第1338話 ■電子工作キット

 ちょっと正式な商品名が思い浮かばない。いくつか思い当たる名前でググってみたが、それらしいものがヒットしなかった。

 私が小学生の高学年の時に街の家電屋の入り口の脇にその電子工作キットシリーズが展示されていた。その数30種あまり。それぞれが同じプラスチックのケースに必要となる電子部品が納められ、それに説明書が付いている。電子部品の種類や数で値段の幅はあるが、おおむね千円くらいではなかっただろうか?。そのキットはこんな感じだった。
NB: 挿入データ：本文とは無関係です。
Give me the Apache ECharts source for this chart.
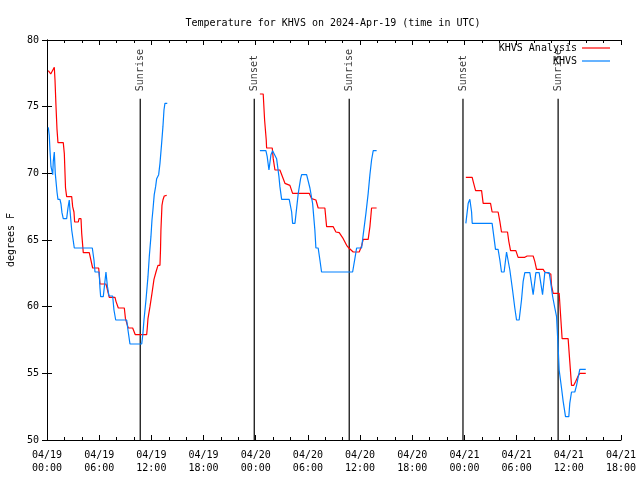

電子オルゴール、電子ルーレット、水位報知器、電子カナリヤ、発光フラッシャー、などなど。

 その展示コーナーには完成見本が数多く並んでいた。プラスチックのパッケージ自体がその工作品の外装となる。スイッチを押すと音が鳴ったり、光ったりする。一通り全部のボタンを押してみるのが子供の感覚である。

 「夏休みの宿題はこれで行こう!」と思ったことは何度もあるが、結局思いとどまった。材料も作り方も一緒にパッケージングされていては、プラモデルと同じだ、と思ったからだ。キットの名称が付いた、パッケージの外装がいっそうそう思わせる。しかし、作る過程は半田ゴテを用いるなど、プラモデルに比べると難易度は高い。

 結局、我が家には半田ゴテがないということで宿題はさておき、これらのキットを手にすることはなかった。ちょうどその頃私は電子ブロックの方に興味を示し、作ったらおしまい、のキットにやや不満をいただいていたのかも知れない。